TOKYO - Japanese police arrested the man Friday thought to be the final suspect from the doomsday cult behind a 1995 deadly poison gas attack on Tokyo’s subways, bringing a 17-year manhunt to an end.
The man, Katsuya Takahashi, 54, had been one of Japan’s most-wanted fugitives for the role that authorities say he played in the nerve gas poisoning on the crowded subway system here that killed 13 people and sickened thousands of others.
Investigators arrested Takahashi as he left an Internet cafe in central Tokyo after receiving a tip that a man resembling the fugitive had been spotted there, according to the public broadcaster NHK. Takahashi faces murder charges.
Friday’s arrest brings to a close a long search for suspects behind the 1995 subway attack and a string of other acts of violence by the doomsday cult, Aum Shinrikyo, that terrified a public unaccustomed to violent crime or terrorism.
Five cult members have received life sentences for the attacks, and 13 have been sentenced to death, including the mastermind, blind cult leader Chizuo Matsumoto, more commonly known as Shoko Asahara.
Takahashi’s arrest came less than two weeks after Naoko Kikuchi, suspected of being an accomplice, was arrested in a Tokyo suburb.
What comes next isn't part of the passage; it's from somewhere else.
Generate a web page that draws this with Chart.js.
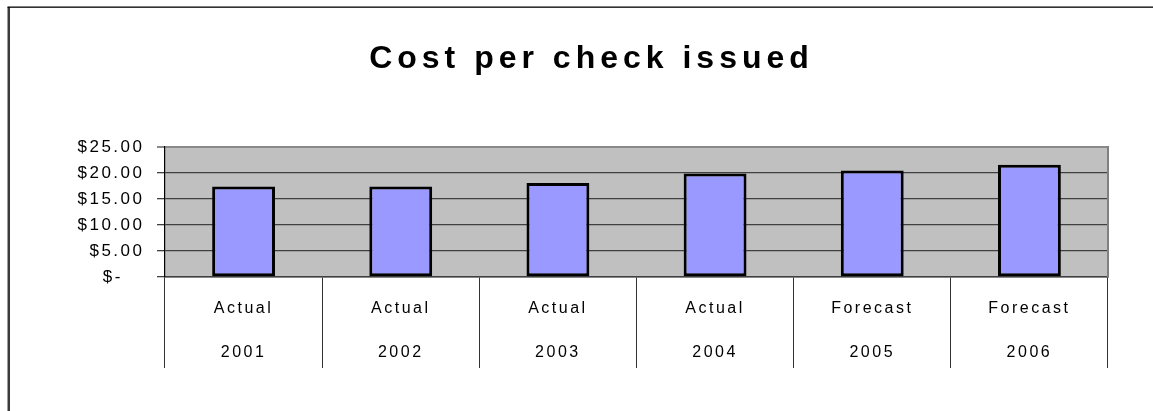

Police said information gathered during her arrest, as well as more than 1,700 tips from the public on Takahashi’s whereabouts since then, had put investigators on Takahashi’s trail.
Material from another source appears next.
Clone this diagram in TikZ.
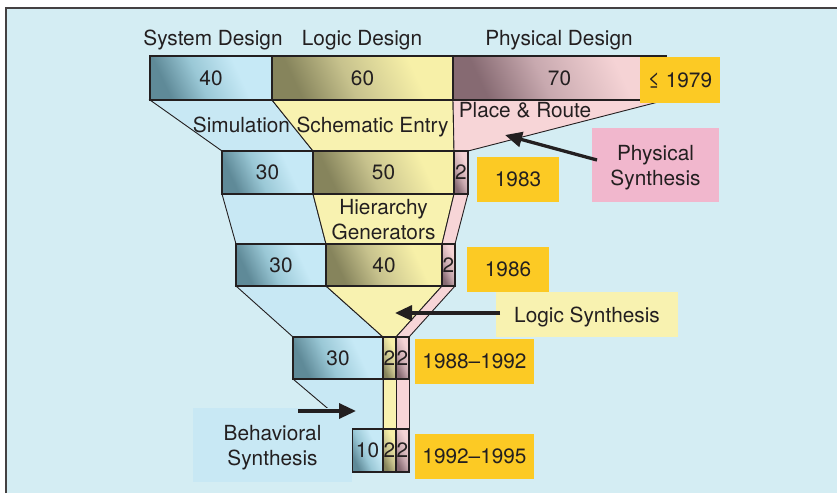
\documentclass[tikz,border=0pt]{standalone}
\usepackage{fontspec}
\setmainfont{TeX Gyre Heros}
\usetikzlibrary{arrows.meta}

% palette
\definecolor{ink}{HTML}{231F20}
\definecolor{panel}{HTML}{D4EDF3}
\definecolor{fblue}{HTML}{C8E8F4}
\definecolor{fyellow}{HTML}{F8F2B0}
\definecolor{fpink}{HTML}{F7D5D7}
\definecolor{gold}{HTML}{FCCA24}
\definecolor{rose}{HTML}{F1B7CD}
\definecolor{bluedk}{HTML}{5F8A98}
\definecolor{bluemd}{HTML}{9AC8D6}
\definecolor{bluelt}{HTML}{C6E9F6}
\definecolor{yeldk}{HTML}{86845C}
\definecolor{yelmd}{HTML}{C7C28D}
\definecolor{yellt}{HTML}{F7F0A8}
\definecolor{pinkdk}{HTML}{866A72}
\definecolor{pinkmd}{HTML}{C8A9AF}
\definecolor{pinklt}{HTML}{F5D3D5}

% bar gradients: dark towards the lower left, light on the right
\pgfdeclarehorizontalshading{barblue}{100bp}{color(0bp)=(bluedk); color(27bp)=(bluedk); color(44bp)=(bluemd); color(64bp)=(bluelt); color(100bp)=(bluelt)}
\pgfdeclarehorizontalshading{baryellow}{100bp}{color(0bp)=(yeldk); color(27bp)=(yeldk); color(45bp)=(yelmd); color(68bp)=(yellt); color(100bp)=(yellt)}
\pgfdeclarehorizontalshading{barpink}{100bp}{color(0bp)=(pinkdk); color(27bp)=(pinkdk); color(45bp)=(pinkmd); color(68bp)=(pinklt); color(100bp)=(pinklt)}

\tikzset{
  every node/.style={font=\fontsize{20.8pt}{25pt}\selectfont, text=ink, inner sep=0pt, outer sep=0pt},
  bar/.style={draw=ink, line width=1.4pt, shade, shading angle=25},
  bblue/.style={bar, shading=barblue},
  byel/.style={bar, shading=baryellow},
  bpink/.style={bar, shading=barpink},
  funnel/.style={draw=ink, line width=0.9pt},
  tag/.style={fill=gold},
  callout/.style={line width=3.3pt, draw=ink, -{Triangle[length=17pt,width=15pt]}},
}

\begin{document}
\begin{tikzpicture}[x=1pt, y=-1pt]
\useasboundingbox (0,0) rectangle (837,493);
\fill[white] (0,0) rectangle (837,493);
% panel
\fill[panel] (6,8) rectangle (837,493);
\draw[ink!85, line width=1.5pt] (6,493) -- (6,8) -- (837,8);

% funnel sections between the bars
\filldraw[funnel, fill=fblue]   (150,100) -- (272,100) -- (313,151) -- (222,151) -- cycle;
\filldraw[funnel, fill=fyellow] (272,100) -- (453,100) -- (454,151) -- (313,151) -- cycle;
\filldraw[funnel, fill=fpink]   (453,100) -- (666,100) -- (468,151) -- (454,151) -- cycle;

\filldraw[funnel, fill=fblue]   (222,194) -- (313,194) -- (326,244) -- (236,244) -- cycle;
\filldraw[funnel, fill=fyellow] (313,194) -- (454,194) -- (442,244) -- (326,244) -- cycle;
\filldraw[funnel, fill=fpink]   (454,194) -- (468,194) -- (455,244) -- (442,244) -- cycle;

\filldraw[funnel, fill=fblue]   (236,286) -- (326,286) -- (383,337) -- (293,337) -- cycle;
\filldraw[funnel, fill=fyellow] (326,286) -- (442,286) -- (396,337) -- (383,337) -- cycle;
\filldraw[funnel, fill=fpink]   (442,286) -- (455,286) -- (409,337) -- (396,337) -- cycle;

\filldraw[funnel, fill=fblue]   (293,379) -- (383,379) -- (383,429) -- (352,429) -- cycle;
\filldraw[funnel, fill=fyellow] (383,379) -- (396,379) -- (396,429) -- (383,429) -- cycle;
\filldraw[funnel, fill=fpink]   (396,379) -- (409,379) -- (409,429) -- (396,429) -- cycle;

% column headings
\node[anchor=base] (hsys)  at (213,45) {System Design};
\node[anchor=base] (hlog)  at (362,45) {Logic Design};
\node[anchor=base] (hphys) at (559,45) {Physical Design};

% row 1
\node[bblue, minimum width=122, minimum height=44] (r1s) at (211,78)   {40};
\node[byel,  minimum width=181, minimum height=44] (r1l) at (362.5,78) {60};
\node[bpink, minimum width=213, minimum height=44] (r1p) at (559.5,78) {70};
% row 2
\node[bblue, minimum width=91,  minimum height=43] (r2s) at (267.5,172.5) {30};
\node[byel,  minimum width=141, minimum height=43] (r2l) at (383.5,172.5) {50};
\node[bpink, minimum width=14,  minimum height=43] (r2p) at (461,172.5)   {2};
% row 3
\node[bblue, minimum width=90,  minimum height=42] (r3s) at (281,265)   {30};
\node[byel,  minimum width=116, minimum height=42] (r3l) at (384,265)   {40};
\node[bpink, minimum width=13,  minimum height=42] (r3p) at (448.5,265) {2};
% row 4
\node[bblue, minimum width=90, minimum height=42] (r4s) at (338,358)   {30};
\node[byel,  minimum width=13, minimum height=42] (r4l) at (389.5,358) {2};
\node[bpink, minimum width=13, minimum height=42] (r4p) at (402.5,358) {2};
% row 5
\node[bblue, minimum width=31, minimum height=43] (r5s) at (367.5,450.5) {10};
\node[byel,  minimum width=13, minimum height=43] (r5l) at (389.5,450.5) {2};
\node[bpink, minimum width=13, minimum height=43] (r5p) at (402.5,450.5) {2};

% tool labels inside the funnel
\node[anchor=base] (tsim)   at (241.5,132) {Simulation};
\node[anchor=base] (tschem) at (372.5,132) {Schematic Entry};
\node[anchor=base] (tpr)    at (525,117)   {Place \& Route};
\node[align=center] (thier) at (383.5,219.5) {Hierarchy\\Generators};

% year tags
\node[tag, minimum width=80,  minimum height=46] (y79) at (680,80)      {≤ 1979};
\node[tag, minimum width=82,  minimum height=45] (y83) at (518,179.5)   {1983};
\node[tag, minimum width=82,  minimum height=45] (y86) at (508,269.5)   {1986};
\node[tag, minimum width=119, minimum height=45] (y88) at (474.5,361.5) {1988–1992};
\node[tag, minimum width=119, minimum height=45] (y92) at (474.5,456.5) {1992–1995};

% synthesis callouts
\node[fill=rose, align=center, text depth=0pt, minimum width=127, minimum height=74] (physyn) at (655.5,165) {Physical\\Synthesis};
\node[fill=fyellow, text depth=0pt, minimum width=182, minimum height=45] (logsyn) at (587,314.5) {Logic Synthesis};
\node[fill=fblue, align=center, text depth=0pt, minimum width=159, minimum height=74] (behsyn) at (272.5,445) {Behavioral\\Synthesis};

\coordinate (physTail) at (597,160);
\coordinate (physTip)  at (505,135);
\coordinate (logTail)  at (500,313);
\coordinate (logTip)   at (395,313);
\coordinate (behTail)  at (298,411);
\coordinate (behTip)   at (356,411);
\draw[callout] (physTail) -- (physTip);
\draw[callout] (logTail) -- (logTip);
\draw[callout] (behTail) -- (behTip);
\end{tikzpicture}
\end{document}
“We believe that information led to today’s arrest,’’ Naomasa Yoshida, head of criminal investigations at the Tokyo Metropolitan Police Department, said at a news conference after the arrest. “We are deeply thankful to the citizens of Tokyo and of Japan for their support and cooperation.’’
A banner at the top of the department’s website announced Takahashi’s arrest, together with a message of thanks.
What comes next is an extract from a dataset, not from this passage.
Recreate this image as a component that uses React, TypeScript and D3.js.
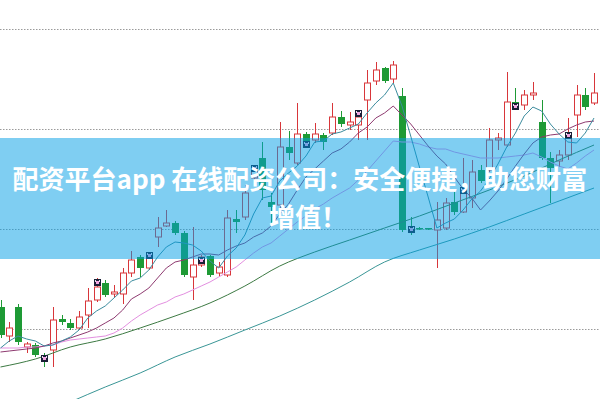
import React from "react";
import * as d3 from "d3";

// ---- data ----
const opens = [10.22,9.93,10.22,9.82,9.84,9.74,9.79,10.10,10.06,10.01,10.14,10.29,10.46,10.35,10.35,10.56,10.72,10.61,10.92,11.03,11.06,10.96,10.52,10.64,10.73,10.56,10.54,11.10,11.12,11.51,11.71,11.27,11.24,11.82,11.66,11.95,11.89,11.94,11.96,12.12,12.04,12.04,12.29,12.48,12.61,12.50,12.33,11.02,11.01,11.01,10.99,11.01,11.27,11.17,11.31,11.59,11.59,11.89,11.84,12.27,12.24,12.34,12.07,11.71,11.68,11.74,12.14,12.34,12.26];
const closes = [9.94,10.01,9.87,9.85,9.74,9.67,10.09,10.07,10.01,10.12,10.28,10.42,10.34,10.37,10.56,10.69,10.61,10.72,11.01,11.06,10.96,10.54,10.64,10.72,10.54,10.62,11.11,11.07,11.36,11.61,11.39,11.22,11.82,11.76,11.95,11.88,11.95,11.87,12.12,12.05,12.07,12.12,12.46,12.59,12.48,12.64,10.99,10.97,11.00,11.00,11.09,11.26,11.17,11.41,11.57,11.48,11.89,11.91,12.27,12.24,12.34,12.36,11.71,11.61,11.74,11.91,12.34,12.22,12.36];
const highs = [10.29,10.07,10.25,9.87,9.86,9.76,10.22,10.14,10.10,10.18,10.41,10.51,10.49,10.44,10.61,10.78,10.74,10.77,11.12,11.19,11.08,10.98,11.02,10.74,10.74,10.67,11.19,11.19,11.44,11.64,11.87,11.36,12.07,11.98,12.26,11.97,12.06,11.96,12.26,12.18,12.17,12.19,12.59,12.67,12.62,12.68,12.41,11.12,11.02,11.01,11.27,11.31,11.37,11.71,11.69,11.64,12.01,11.96,12.57,12.41,12.39,12.47,12.29,11.77,11.79,12.11,12.44,12.41,12.56];
const lows = [9.91,9.87,9.84,9.76,9.72,9.62,9.62,10.04,9.99,9.99,10.01,10.27,10.32,10.32,10.25,10.52,10.52,10.59,10.82,11.02,10.94,10.52,10.29,10.62,10.52,10.52,10.52,10.96,11.09,11.44,11.29,11.06,11.19,11.69,11.64,11.83,11.86,11.79,11.94,12.02,11.99,11.89,11.89,12.44,12.46,12.46,10.97,10.94,10.99,10.99,10.61,10.99,11.14,11.16,11.21,11.46,11.57,11.79,11.82,12.19,12.19,12.29,11.69,11.26,11.62,11.69,11.92,12.19,12.24];

const ma5 = [9.81,9.88,9.93,9.90,9.88,9.83,9.84,9.88,9.92,9.99,10.11,10.18,10.23,10.31,10.39,10.48,10.51,10.59,10.72,10.82,10.87,10.86,10.84,10.78,10.68,10.61,10.73,10.81,10.94,11.15,11.31,11.33,11.48,11.56,11.63,11.73,11.87,11.88,11.95,11.97,12.01,12.05,12.16,12.26,12.34,12.46,12.23,11.93,11.62,11.32,11.01,11.06,11.10,11.19,11.30,11.38,11.50,11.65,11.82,11.96,12.13,12.22,12.18,12.05,11.95,11.87,11.86,11.96,12.11];
const ma10 = [9.77,9.78,9.79,9.80,9.81,9.83,9.86,9.88,9.91,9.94,9.97,10.01,10.06,10.11,10.19,10.30,10.35,10.41,10.51,10.61,10.67,10.69,10.72,10.75,10.75,10.74,10.79,10.83,10.86,10.92,10.96,11.03,11.15,11.25,11.39,11.52,11.60,11.68,11.76,11.80,11.87,11.96,12.02,12.11,12.16,12.23,12.14,12.05,11.94,11.83,11.73,11.65,11.52,11.40,11.31,11.19,11.28,11.38,11.50,11.63,11.75,11.86,11.92,11.94,11.95,12.00,12.04,12.07,12.08];
const ma20 = [9.81,9.81,9.81,9.82,9.82,9.83,9.84,9.87,9.89,9.90,9.91,9.92,9.93,9.96,10.01,10.08,10.14,10.19,10.24,10.27,10.32,10.35,10.39,10.43,10.47,10.52,10.57,10.62,10.69,10.76,10.82,10.86,10.93,11.00,11.07,11.13,11.20,11.25,11.31,11.36,11.41,11.49,11.58,11.68,11.78,11.88,11.87,11.87,11.85,11.82,11.80,11.80,11.77,11.75,11.73,11.71,11.71,11.71,11.72,11.73,11.74,11.76,11.72,11.67,11.63,11.60,11.66,11.73,11.79];
const ma60Idx = [0,4,8,12,16,20,24,28,32,36,40,44,48,52,56,60,64,68];
const ma60 = [9.62,9.70,9.82,9.90,10.01,10.13,10.26,10.43,10.63,10.77,10.89,11.01,11.13,11.26,11.39,11.53,11.69,11.84];
const ma120Idx = [8,12,16,20,24,28,32,36,40,44,48,52,56,60,64,68];
const ma120 = [9.27,9.42,9.56,9.72,9.85,9.99,10.13,10.29,10.47,10.67,10.79,10.90,11.02,11.15,11.28,11.41];

const markerIdx = [5,11,17,23,29,35,41,47,53,59,65];
const markerTop = [9.74,10.50,10.77,10.72,11.64,11.88,12.19,11.03,11.42,12.26,11.97];

const gridLevels = [10, 11, 12, 13];
const titleLines = ["配资平台app 在线配资公司：安全便捷，助您财富", "增值！"];

// ---- layout ----
const W = 600;
const H = 399;
const RED = "#d8363a";
const GREEN = "#1e9a35";

export default function App() {
  const x = d3.scaleLinear().domain([0, 68]).range([0.5, 594]);
  const y = d3.scaleLinear().domain([9.3, 13.29]).range([H, 0]);

  const lineGen = (vals: number[], idx?: number[], curve = d3.curveLinear) =>
    d3
      .line<number>()
      .x((_, k) => x(idx ? idx[k] : k))
      .y((v) => y(v))
      .curve(curve)(vals) || "";

  const mas = [
    { d: lineGen(ma120, ma120Idx, d3.curveMonotoneX), c: "#3a9696" },
    { d: lineGen(ma60, ma60Idx, d3.curveMonotoneX), c: "#3d7a43" },
    { d: lineGen(ma20), c: "#e38fe0" },
    { d: lineGen(ma10), c: "#8e3a70" },
    { d: lineGen(ma5), c: "#3c8c9e" },
  ];

  return (
    <svg
      width={W}
      height={H}
      style={{ position: "absolute", left: 0, top: 0, background: "#fff" }}
    >
      <rect x={0} y={0} width={W} height={H} fill="#fff" />
      {gridLevels.map((g) => (
        <line
          key={g}
          x1={0}
          x2={W}
          y1={Math.round(y(g)) + 0.5}
          y2={Math.round(y(g)) + 0.5}
          stroke="#9a9a9a"
          strokeDasharray="1.5,1.5"
        />
      ))}
      {opens.map((o, i) => {
        const c = closes[i];
        const r = Math.round(x(i));
        const cx = r + 0.5;
        const up = c >= o;
        const top = y(Math.max(o, c));
        const bot = y(Math.min(o, c));
        const hY = y(highs[i]);
        const lY = y(lows[i]);
        if (up) {
          return (
            <g key={i} stroke={RED} strokeWidth={1}>
              <line x1={cx} x2={cx} y1={hY} y2={top} />
              <line x1={cx} x2={cx} y1={bot} y2={lY} />
              <rect x={r - 2.5} y={top} width={6} height={Math.max(1, bot - top)} fill="#fff" />
            </g>
          );
        }
        return (
          <g key={i}>
            <line x1={cx} x2={cx} y1={hY} y2={lY} stroke={GREEN} strokeWidth={1} />
            <rect x={r - 3} y={top} width={7} height={Math.max(1.5, bot - top)} fill={GREEN} />
          </g>
        );
      })}
      {mas.map((m, k) => (
        <path key={k} d={m.d} fill="none" stroke={m.c} strokeWidth={1} />
      ))}
      {markerIdx.map((i, k) => {
        const r = Math.round(x(i));
        const t = Math.round(y(markerTop[k]));
        return (
          <g key={i}>
            <rect x={r - 3} y={t} width={7} height={7} fill="#1a1f36" />
            <rect x={r - 1} y={t + 2} width={3} height={3} fill="#f2a6e2" />
            <rect x={r - 2} y={t + 1} width={1} height={2} fill="#e9e0f0" />
            <rect x={r + 2} y={t + 1} width={1} height={2} fill="#e9e0f0" />
          </g>
        );
      })}
      <rect x={0} y={138} width={W} height={121} fill="rgb(0,157,229)" fillOpacity={0.5} />
      <text
        x={300}
        y={189}
        textAnchor="middle"
        fill="#fff"
        fontSize={26}
        fontWeight={700}
        fontFamily="'Noto Sans CJK SC', 'Noto Sans', sans-serif"
      >
        {titleLines[0]}
      </text>
      <text
        x={269}
        y={227}
        textAnchor="start"
        fill="#fff"
        fontSize={26}
        fontWeight={700}
        fontFamily="'Noto Sans CJK SC', 'Noto Sans', sans-serif"
      >
        {titleLines[1]}
      </text>
    </svg>
  );
}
Takahashi and Kikuchi had managed to elude the authorities for 17 years, although their photographs appeared on wanted posters across Japan. The manhunt appeared to gain momentum after another member of the Aum Shinrikyo cult wanted in connection with the attack, Makoto Hirata, turned himself in to police five months ago.
Takahashi is thought to have used an alias as he lived in several apartments and hotels in Yokohama and Kawasaki, just outside Tokyo. He most recently worked at a construction company in Kawasaki, according to local news reports, but left after Kikuchi’s arrest this month. Shortly after that arrest, security cameras at a bank in Kawasaki captured an image of a man thought to be Takahashi as he withdrew a large amount of money.
Police then stepped up their manhunt, assigning 170 special investigators to the case and at one point dispatching about 5,000 police officers to stake out major train stations, according to the local media. Police also released a dozen photos and four video clips of a man thought to be of Takahashi.